Understanding Druid's Core Architecture

Node Types and Responsibilities

Druid consists of multiple specialized nodes:

  • Coordinator: Handles segment management and balancing
  • Overlord: Manages ingestion tasks and task slots
  • Historical: Serves immutable segments for queries
  • MiddleManager: Executes ingestion tasks (stream or batch)
  • Broker: Routes queries to Historical or real-time nodes
  • Router: Optional reverse proxy and query planner

Segment Granularity and Partitioning

Segment definition (intervals, shard specs) directly impacts performance. Poorly defined segment granularity can cause high query latencies or unnecessary data scanning.

Common Issues in Production Druid Deployments

1. Segment Imbalance

Overloaded Historical nodes while others remain underutilized indicates poor segment assignment. This results in query hotspots and degraded parallelism.

2. High Query Latency

Latency spikes may occur due to:

  • Long-running queries from external BI tools
  • Missing indexes or poor filtering specs
  • Memory GC pauses in Historical or Broker nodes

3. Ingestion Delays or Failures

Stream ingestion may lag due to:

  • Insufficient MiddleManager slots
  • Improper tuning configs (e.g., heap size, task partitions)
  • Kafka topic lag accumulating over time

4. Memory and GC Pressure

Historical or Broker nodes with inadequate heap tuning can suffer from GC thrashing, leading to timeouts and dropped queries.

Diagnostics and Tools

Using the Druid Console

Monitor:

  • Segment distribution under Coordinator → Servers
  • Query latencies under Broker metrics
  • Ingestion task backlog under Overlord

JMX and System Metrics

Enable JMX exporters to collect:

  • JVM heap usage
  • Query count and latency (druid.broker.query.*)
  • Segment scan time and row count (druid.historical.*)

Checking Kafka Lag

Use Kafka consumer group commands:

kafka-consumer-groups.sh --bootstrap-server kafka:9092 --describe --group druid-ingestion

Step-by-Step Fixes

1. Rebalancing Segments

  • Check if Coordinator balancing is enabled:
{"coordinator": {"killDataSourceWhitelist": [], "balancerComputeCost": true}}

Trigger a rebalance manually if needed:

curl -X POST http://COORDINATOR:8081/druid/coordinator/v1/loadqueuepeons/rebalance

2. Reducing Query Latency

  • Use filters early in query specs to reduce scanned rows
  • Enable bitmap indexing on high-cardinality dimensions
  • Adjust druid.broker.cache settings to use caching effectively

3. Resolving Ingestion Bottlenecks

Review tuningConfig parameters:

{
  "type": "kafka",
  "tuningConfig": {
    "maxRowsPerSegment": 5000000,
    "maxPendingPersists": 0,
    "maxRowsInMemory": 100000,
    "maxTotalRows": 20000000
  }
}

Ensure taskCount and replicas are sufficient for Kafka partitions.

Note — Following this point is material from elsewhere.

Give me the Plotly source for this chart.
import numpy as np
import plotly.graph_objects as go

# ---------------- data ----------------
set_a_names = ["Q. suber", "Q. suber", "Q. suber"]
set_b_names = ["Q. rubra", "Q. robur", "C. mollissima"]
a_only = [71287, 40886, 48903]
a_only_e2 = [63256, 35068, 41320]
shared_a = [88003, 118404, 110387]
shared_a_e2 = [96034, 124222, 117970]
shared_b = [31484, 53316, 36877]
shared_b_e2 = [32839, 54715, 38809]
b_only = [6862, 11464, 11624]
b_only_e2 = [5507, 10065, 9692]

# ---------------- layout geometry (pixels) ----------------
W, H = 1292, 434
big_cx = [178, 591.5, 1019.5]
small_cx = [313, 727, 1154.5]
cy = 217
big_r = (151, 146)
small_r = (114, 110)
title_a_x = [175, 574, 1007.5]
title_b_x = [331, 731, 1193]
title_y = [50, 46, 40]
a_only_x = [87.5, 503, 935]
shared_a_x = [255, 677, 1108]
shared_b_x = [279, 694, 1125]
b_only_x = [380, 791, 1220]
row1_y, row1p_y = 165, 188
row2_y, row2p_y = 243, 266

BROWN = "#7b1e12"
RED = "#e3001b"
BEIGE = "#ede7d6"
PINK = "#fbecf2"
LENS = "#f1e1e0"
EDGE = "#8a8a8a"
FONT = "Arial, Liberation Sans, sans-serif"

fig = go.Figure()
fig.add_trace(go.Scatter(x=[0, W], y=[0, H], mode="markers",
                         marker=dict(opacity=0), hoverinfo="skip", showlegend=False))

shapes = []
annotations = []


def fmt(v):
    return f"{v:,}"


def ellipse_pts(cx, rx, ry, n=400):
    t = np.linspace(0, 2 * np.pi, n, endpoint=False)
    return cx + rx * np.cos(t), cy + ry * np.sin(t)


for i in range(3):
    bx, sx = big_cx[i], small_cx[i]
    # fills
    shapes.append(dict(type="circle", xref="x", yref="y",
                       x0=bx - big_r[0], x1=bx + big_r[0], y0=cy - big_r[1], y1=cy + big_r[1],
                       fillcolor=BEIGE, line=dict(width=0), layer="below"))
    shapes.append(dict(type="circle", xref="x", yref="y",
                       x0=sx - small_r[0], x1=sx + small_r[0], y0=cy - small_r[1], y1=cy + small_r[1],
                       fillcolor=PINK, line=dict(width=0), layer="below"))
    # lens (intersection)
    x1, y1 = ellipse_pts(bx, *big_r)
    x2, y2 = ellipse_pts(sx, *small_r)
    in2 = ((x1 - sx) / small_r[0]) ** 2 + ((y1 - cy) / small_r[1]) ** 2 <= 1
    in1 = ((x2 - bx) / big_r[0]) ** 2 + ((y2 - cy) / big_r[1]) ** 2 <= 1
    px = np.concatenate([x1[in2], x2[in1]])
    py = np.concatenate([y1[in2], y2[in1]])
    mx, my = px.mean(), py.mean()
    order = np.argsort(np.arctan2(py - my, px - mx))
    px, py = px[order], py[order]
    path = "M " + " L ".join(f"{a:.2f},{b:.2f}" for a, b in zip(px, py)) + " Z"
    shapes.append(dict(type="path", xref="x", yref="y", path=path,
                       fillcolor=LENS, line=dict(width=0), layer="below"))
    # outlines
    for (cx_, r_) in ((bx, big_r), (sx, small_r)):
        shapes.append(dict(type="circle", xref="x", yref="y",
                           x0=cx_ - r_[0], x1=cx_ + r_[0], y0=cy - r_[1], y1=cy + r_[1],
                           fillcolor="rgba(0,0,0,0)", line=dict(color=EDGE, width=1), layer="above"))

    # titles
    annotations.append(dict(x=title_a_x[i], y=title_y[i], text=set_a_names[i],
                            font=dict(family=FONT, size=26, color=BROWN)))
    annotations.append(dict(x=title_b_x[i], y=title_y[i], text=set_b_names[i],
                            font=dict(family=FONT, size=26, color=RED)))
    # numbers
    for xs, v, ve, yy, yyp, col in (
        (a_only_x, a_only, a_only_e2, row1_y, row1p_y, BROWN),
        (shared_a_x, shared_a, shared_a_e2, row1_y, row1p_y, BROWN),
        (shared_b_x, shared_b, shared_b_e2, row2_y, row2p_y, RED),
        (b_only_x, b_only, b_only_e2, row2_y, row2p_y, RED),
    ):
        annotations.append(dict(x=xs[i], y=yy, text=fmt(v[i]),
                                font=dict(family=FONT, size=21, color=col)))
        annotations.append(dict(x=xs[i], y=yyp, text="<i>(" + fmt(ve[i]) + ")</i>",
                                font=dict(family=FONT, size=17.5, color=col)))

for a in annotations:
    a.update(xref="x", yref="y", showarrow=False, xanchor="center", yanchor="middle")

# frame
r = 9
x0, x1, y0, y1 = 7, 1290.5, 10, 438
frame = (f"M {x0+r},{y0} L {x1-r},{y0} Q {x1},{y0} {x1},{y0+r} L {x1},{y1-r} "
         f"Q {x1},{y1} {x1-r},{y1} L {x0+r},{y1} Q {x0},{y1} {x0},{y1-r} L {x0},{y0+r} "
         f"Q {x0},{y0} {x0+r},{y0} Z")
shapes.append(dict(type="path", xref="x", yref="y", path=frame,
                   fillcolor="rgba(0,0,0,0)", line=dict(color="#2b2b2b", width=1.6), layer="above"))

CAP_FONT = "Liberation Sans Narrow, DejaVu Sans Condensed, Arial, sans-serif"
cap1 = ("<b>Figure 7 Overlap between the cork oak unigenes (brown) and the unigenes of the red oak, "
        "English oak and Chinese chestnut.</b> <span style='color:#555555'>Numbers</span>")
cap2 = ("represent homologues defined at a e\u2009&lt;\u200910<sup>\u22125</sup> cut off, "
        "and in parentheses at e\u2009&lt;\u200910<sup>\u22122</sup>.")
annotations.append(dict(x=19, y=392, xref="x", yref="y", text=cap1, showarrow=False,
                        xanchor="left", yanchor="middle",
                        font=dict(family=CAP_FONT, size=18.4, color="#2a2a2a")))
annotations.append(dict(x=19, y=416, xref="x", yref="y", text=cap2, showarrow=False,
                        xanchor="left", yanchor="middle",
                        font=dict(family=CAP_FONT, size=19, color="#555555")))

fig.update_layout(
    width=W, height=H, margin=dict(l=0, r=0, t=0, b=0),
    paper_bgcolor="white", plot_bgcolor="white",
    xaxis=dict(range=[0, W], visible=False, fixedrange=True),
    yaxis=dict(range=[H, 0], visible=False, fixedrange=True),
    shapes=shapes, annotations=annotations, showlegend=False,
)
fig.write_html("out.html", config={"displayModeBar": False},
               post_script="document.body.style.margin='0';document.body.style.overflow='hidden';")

4. Optimizing JVM for Historical Nodes

-Xmx16g -Xms16g -XX:+UseG1GC -XX:MaxGCPauseMillis=200

Pin memory-resident segments using druid.segmentCache.numLoadingThreads and druid.processing.buffer.sizeBytes.

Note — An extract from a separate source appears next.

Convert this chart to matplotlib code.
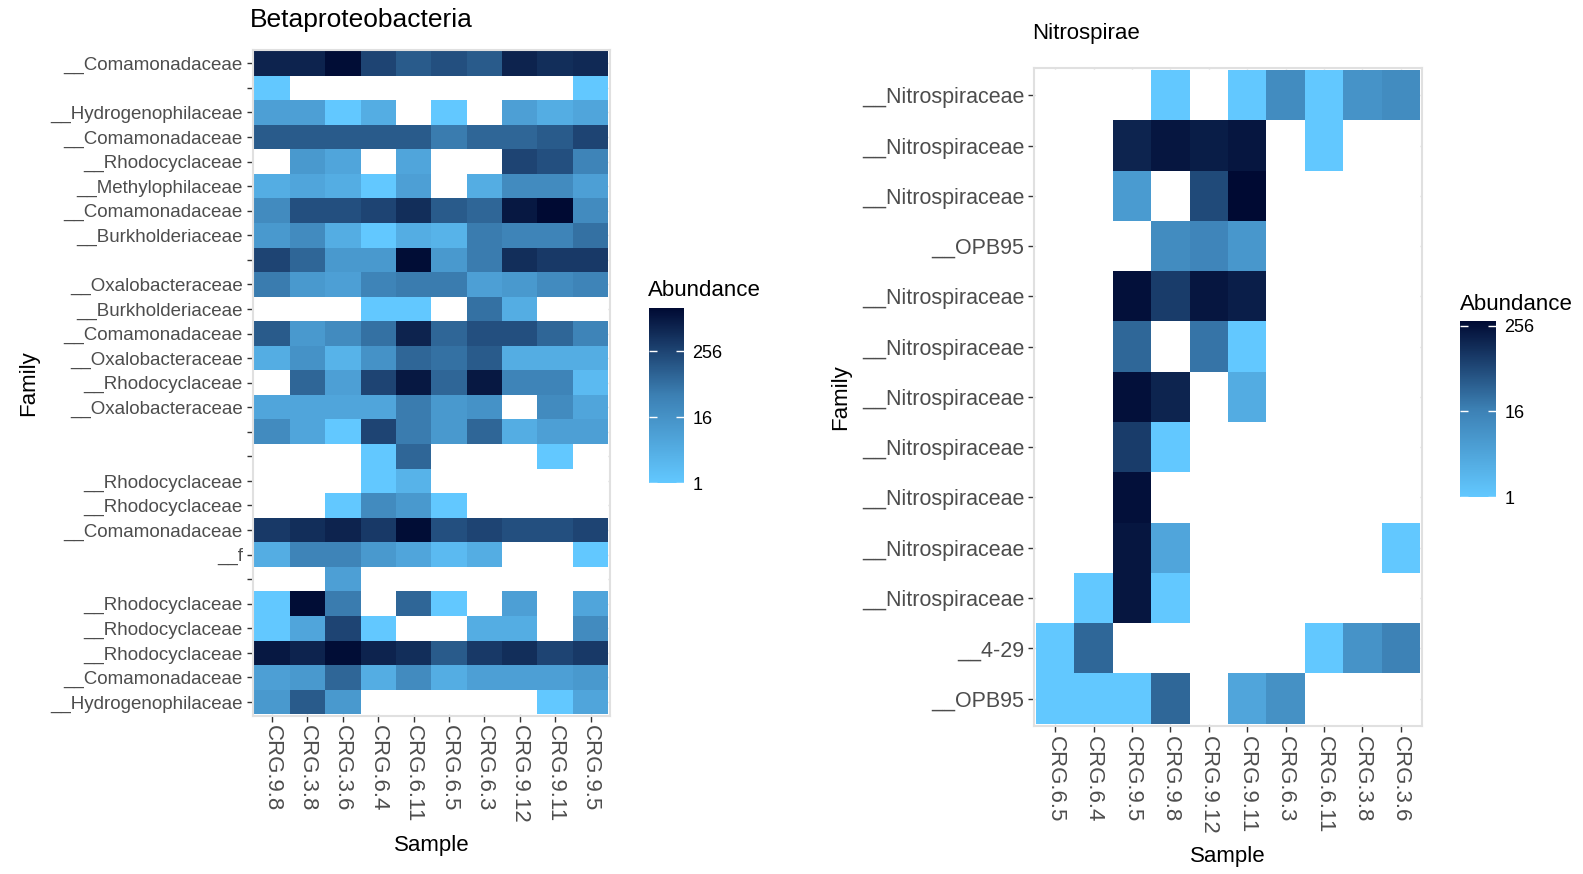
import numpy as np
import matplotlib
matplotlib.use("Agg")
import matplotlib.pyplot as plt
from matplotlib.colors import LinearSegmentedColormap, LogNorm

plt.rcParams['font.family'] = ['Liberation Sans', 'DejaVu Sans']

# ---- Betaproteobacteria ----
beta_samples = ["CRG.9.8", "CRG.3.8", "CRG.3.6", "CRG.6.4", "CRG.6.11",
                "CRG.6.5", "CRG.6.3", "CRG.9.12", "CRG.9.11", "CRG.9.5"]
beta_families = ["__Comamonadaceae", "", "__Hydrogenophilaceae", "__Comamonadaceae",
                 "__Rhodocyclaceae", "__Methylophilaceae", "__Comamonadaceae",
                 "__Burkholderiaceae", "", "__Oxalobacteraceae", "__Burkholderiaceae",
                 "__Comamonadaceae", "__Oxalobacteraceae", "__Rhodocyclaceae",
                 "__Oxalobacteraceae", "", "", "__Rhodocyclaceae", "__Rhodocyclaceae",
                 "__Comamonadaceae", "__f", "", "__Rhodocyclaceae", "__Rhodocyclaceae",
                 "__Rhodocyclaceae", "__Comamonadaceae", "__Hydrogenophilaceae"]
# abundance per family (row) and sample (column); 0 = absent
beta_abundance = [
    [724, 724, 1448, 256, 128, 181, 128, 724, 512, 600],
    [1, 0, 0, 0, 0, 0, 0, 0, 0, 1],
    [8, 8, 1, 4, 0, 1, 0, 8, 4, 6],
    [128, 128, 128, 128, 128, 45, 90, 90, 128, 256],
    [0, 11, 6, 0, 6, 0, 0, 256, 181, 32],
    [4, 6, 4, 1, 8, 0, 4, 23, 23, 8],
    [23, 181, 181, 256, 512, 128, 90, 1024, 1600, 23],
    [11, 23, 4, 1, 4, 3, 45, 32, 32, 64],
    [256, 90, 11, 11, 1448, 11, 45, 512, 362, 362],
    [45, 11, 8, 32, 45, 45, 8, 11, 23, 32],
    [0, 0, 0, 1, 1, 0, 64, 4, 0, 0],
    [128, 11, 23, 64, 724, 90, 181, 181, 90, 32],
    [4, 16, 3, 16, 90, 64, 128, 4, 4, 4],
    [0, 90, 8, 256, 1024, 90, 1024, 32, 32, 2],
    [6, 6, 6, 6, 45, 11, 16, 0, 23, 6],
    [23, 6, 1, 256, 45, 11, 90, 4, 8, 8],
    [0, 0, 0, 1, 90, 0, 0, 0, 1, 0],
    [0, 0, 0, 1, 3, 0, 0, 0, 0, 0],
    [0, 0, 1, 23, 11, 1, 0, 0, 0, 0],
    [362, 512, 724, 362, 1448, 181, 256, 181, 181, 256],
    [4, 32, 32, 11, 6, 2, 4, 0, 0, 1],
    [0, 0, 8, 0, 0, 0, 0, 0, 0, 0],
    [1, 1448, 45, 0, 90, 1, 0, 8, 0, 6],
    [1, 6, 256, 1, 0, 0, 4, 4, 0, 23],
    [1024, 724, 1448, 724, 512, 128, 362, 512, 256, 362],
    [8, 11, 90, 4, 23, 4, 8, 8, 8, 11],
    [11, 128, 11, 0, 0, 0, 0, 0, 1, 6],
]

# ---- Nitrospirae ----
nitro_samples = ["CRG.6.5", "CRG.6.4", "CRG.9.5", "CRG.9.8", "CRG.9.12",
                 "CRG.9.11", "CRG.6.3", "CRG.6.11", "CRG.3.8", "CRG.3.6"]
nitro_families = ["__Nitrospiraceae", "__Nitrospiraceae", "__Nitrospiraceae", "__OPB95",
                  "__Nitrospiraceae", "__Nitrospiraceae", "__Nitrospiraceae",
                  "__Nitrospiraceae", "__Nitrospiraceae", "__Nitrospiraceae",
                  "__Nitrospiraceae", "__4-29", "__OPB95"]
nitro_abundance = [
    [0, 0, 0, 1, 0, 1, 11, 1, 8, 11],
    [0, 0, 160, 220, 190, 220, 0, 1, 0, 0],
    [0, 0, 6, 0, 64, 300, 0, 0, 0, 0],
    [0, 0, 0, 11, 14, 7, 0, 0, 0, 0],
    [0, 0, 256, 90, 220, 181, 0, 0, 0, 0],
    [0, 0, 32, 0, 23, 1, 0, 0, 0, 0],
    [0, 0, 256, 160, 0, 3, 0, 0, 0, 0],
    [0, 0, 90, 1, 0, 0, 0, 0, 0, 0],
    [0, 0, 256, 0, 0, 0, 0, 0, 0, 0],
    [0, 0, 220, 4, 0, 0, 0, 0, 0, 1],
    [0, 1, 220, 1, 0, 0, 0, 0, 0, 0],
    [1, 32, 0, 0, 0, 0, 0, 1, 8, 16],
    [1, 1, 1, 32, 0, 4, 9, 0, 0, 0],
]

cbar_ticks = [1, 16, 256]

cmap = LinearSegmentedColormap.from_list("abund", ["#62C8FF", "#3C80B4", "#000A33"])
cmap.set_bad("white")

W, H = 1583, 874
fig = plt.figure(figsize=(W / 100, H / 100), dpi=100)


def box(x0, y0, x1, y1):
    # pixel box (top-left origin) -> figure rect
    return [x0 / W, 1 - y1 / H, (x1 - x0) / W, (y1 - y0) / H]


def heatmap(ax, cax, data, families, samples, ylab_size):
    arr = np.array(data, dtype=float)
    arr = np.ma.masked_where(arr <= 0, arr)
    nrow, ncol = arr.shape
    norm = LogNorm(vmin=1, vmax=arr.max())
    ax.set_axisbelow(True)
    ax.grid(True, color="#EBEBEB", lw=1)
    mesh = ax.pcolormesh(np.arange(ncol + 1) - 0.5, np.arange(nrow + 1) - 0.5, arr,
                         cmap=cmap, norm=norm, shading="flat")
    ax.set_xlim(-0.55, ncol - 0.45)
    ax.set_ylim(nrow - 0.45, -0.55)
    ax.set_xticks(np.arange(ncol))
    ax.set_xticklabels(samples, rotation=270, fontsize=16, color="#4D4D4D")
    ax.set_yticks(np.arange(nrow))
    ax.set_yticklabels(families, fontsize=ylab_size, color="#4D4D4D")
    ax.tick_params(length=4, width=1, color="#333333", pad=3)
    for s in ax.spines.values():
        s.set_color("#E0E0E0")
        s.set_linewidth(1.5)
    ax.set_xlabel("Sample", fontsize=16, labelpad=8)
    ax.set_ylabel("Family", fontsize=16, labelpad=8)

    cb = fig.colorbar(mesh, cax=cax)
    cb.outline.set_visible(False)
    cb.ax.minorticks_off()
    cb.set_ticks(cbar_ticks)
    cb.set_ticklabels([str(t) for t in cbar_ticks])
    cb.ax.tick_params(direction="in", length=6, width=1, color="white",
                      left=True, right=True, labelsize=13, pad=6)
    return cb


ax1 = fig.add_axes(box(252.6, 49.8, 610, 715.5))
cax1 = fig.add_axes(box(649, 308, 684, 483))
heatmap(ax1, cax1, beta_abundance, beta_families, beta_samples, 13.5)
fig.text(250 / W, 1 - 20 / H, "Betaproteobacteria", fontsize=19, ha="left", va="center")
fig.text(648 / W, 1 - 291 / H, "Abundance", fontsize=16, ha="left", va="center")

ax2 = fig.add_axes(box(1034, 67.6, 1422, 726.2))
cax2 = fig.add_axes(box(1460, 321, 1496, 497))
heatmap(ax2, cax2, nitro_abundance, nitro_families, nitro_samples, 15.5)
fig.text(1032 / W, 1 - 34 / H, "Nitrospirae", fontsize=16, ha="left", va="center")
fig.text(1460 / W, 1 - 304 / H, "Abundance", fontsize=16, ha="left", va="center")

fig.savefig("out.png", dpi=100)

Best Practices for Long-Term Stability

  • Align segment granularity with query intervals
  • Use auto-compaction to consolidate small segments
  • Regularly audit segment distribution and disk usage
  • Monitor Kafka ingestion lag and scale partitions appropriately
  • Isolate long-running queries using priority tiers or throttling
  • Enable Broker-level query caching for repeated dashboard use

Conclusion

Operating Druid at scale requires deep visibility into its ingestion pipelines, memory profiles, and query patterns. While Druid provides powerful real-time analytics, its distributed nature means that even subtle misconfigurations can have ripple effects. With robust monitoring, segment-aware planning, and proper JVM tuning, enterprises can ensure consistent performance, minimal query latency, and stable ingestion throughput.

FAQs

1. Why are segments not evenly distributed?

Coordinator balancer may be disabled, or Historical nodes may lack capacity. Trigger rebalance manually or check disk usage constraints.

2. How can I speed up ingestion in Kafka indexing tasks?

Increase taskCount and maxRowsInMemory, and ensure that your Kafka partition count is sufficient for parallelism.

3. What causes random query timeouts?

Likely JVM GC pauses or broker overloading. Tune heap settings and monitor query concurrency under load.

4. Can I compact segments automatically?

Yes, enable auto-compaction under Coordinator settings and define compaction intervals and thresholds.

5. Should I use G1GC or CMS for Druid?

G1GC is generally preferred for better pause time management, but tune according to your heap size and GC logs.